Santo Agostinho De praedest Sanct cap. 17.
Foram, pois, escolhidos antes da criação do mundo, por ato de predestinação cuja execução Deus previu que ocorreria mais adiante, aqueles que foram chamados do mundo por aquela vocação que Deus predestinou e cumpriu. Porque aqueles a que predestinou a aqueles amou.
Santo Agostinho In Ioannem tract., 83.
E vede como não escolheu aos bons, mas aos que escolheu fez bons. E continua “vos constituí para que vades e produzais fruto”. E este é o fruto do qual já havia falado “Sem mim, nada podeis fazer”. E Ele próprio é o caminho pelo qual devemos ir.
São Gregório ut supra.
Eu vos constitui e vos plantei na graça para que vades (querendo, pois a alma marcha pelo querer) e recolhais frutos pelo trabalho. Indica de que fruto se trata quando diz: “e vosso fruto permaneça”. Porque tudo que trabalhamos neste século, mal dura até a morte que, ao chegar, corta o fruto do nosso trabalho. Mas o que se faz pela vida eterna, dura ainda depois da morte, quando então começa a aparecer, quando não mais se vêem as obras da carne. Produzamos, pois, frutos tais que permaneçam e que a morte, que a tudo põe fim, seja o princípio de sua duração.
Santo Agostinho ut supra.
Nosso fruto é o amor que agora vive no desejo, mas não na satisfação; e por este mesmo desejo nos dará o Pai, quando pedirmos em nome de seu Filho Unigênito, por isso segue, “a fim de que tudo quanto pedirdes ao Pai em meu nome, ele vos conceda”. Nós pedimos em nome do Salvado isto que pertence à ordem da salvação.

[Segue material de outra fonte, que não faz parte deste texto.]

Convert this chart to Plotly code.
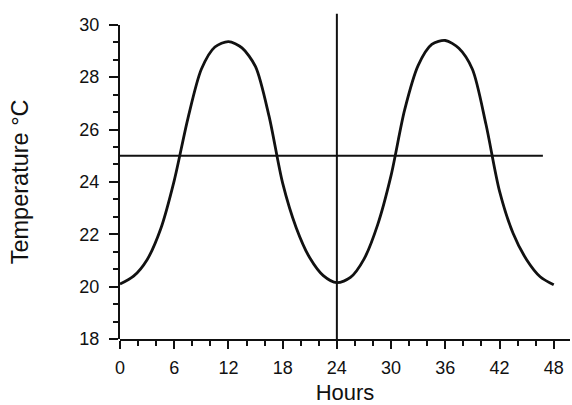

Santo Agostinho In Ioannem tract., 86.
Havia dito o Senhor: “vos constituí para que vades e produzais fruto”. Nosso fruto é a caridade e o mandamento deste fruto nos diz: “Este é o meu mandamento: amai-vos uns aos outros, como eu vos amo”. Por isso, disse o Apóstolo: “o fruto do espírito é a caridade” (Gal 5, 22) e tudo o mais se apresenta como conseqüência desse princípio. Com razão, pois, recomenda o amor como a única virtude, sem o qual não se pode produzir outros bens e o qual não se pode adquirir sem as demais obras pelas quais o homem se faz bom.